Officials in The Hague have begun an investigation into the Scheveningen New Year bonfire which sent clouds of cinders across the seaside resort, causing small fires and damaging dozens of cars and bikes.
The city’s mayor Pauline Krikke has now confirmed that the bonfire – which towered 48 metres above the beach – was 13 metres higher than permitted, but as yet it is unclear why officials did not intervene and stop the blaze.
Sources close to the mayor have told broadcaster NOS that officials decided not to get involved to head off ‘social unrest’.
Scheveningen and the nearby district Duindorp have had a competition to build the highest bonfire since the early 1990s.
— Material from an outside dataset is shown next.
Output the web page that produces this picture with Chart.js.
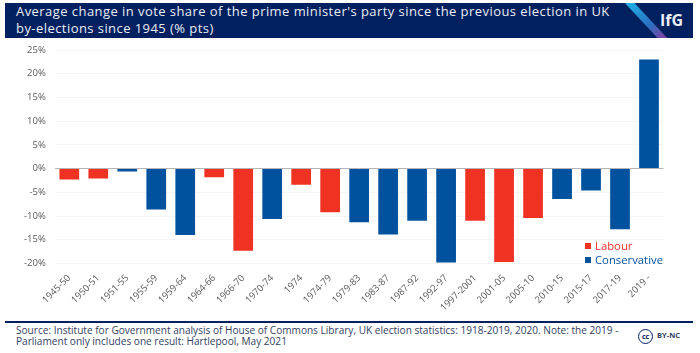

This year, the strong sea wind blasted the flames from the Scheveningen fire across the beach to the boulevard, sending showers of sparks across the town. Footage of the fire, including tornadoes made of flames, have been broadcast around the world.
It has since emerged that the maximum height of the bonfire, which is made of old wooden pallets, is set down in a covenant between the city council and the organisers. Former mayor Jozias van Aartsen said in 2016 that the competition between the two towns was threatening to get out of hand. He also established that the organisers did not keep to the rules about making sure no more than 25,000 pallets were used and that building work stopped at 4pm.
Krikke has said that the organisers, the police and herself have doubts about whether the competition should be allowed to continue. She has set up a ‘far reaching inquiry’ which will take several months to complete.
The beach bonfires were first introduced in the early 1990s as a safety measure to prevent locals setting dozens of smaller fires to see in the New Year, and the competition has been included on the Dutch cultural heritage list since 2014. That year the winning Duindorp pile was just 15 metres high. Children’s television showed drone footage highlighting the scale of the towers on Monday afternoon.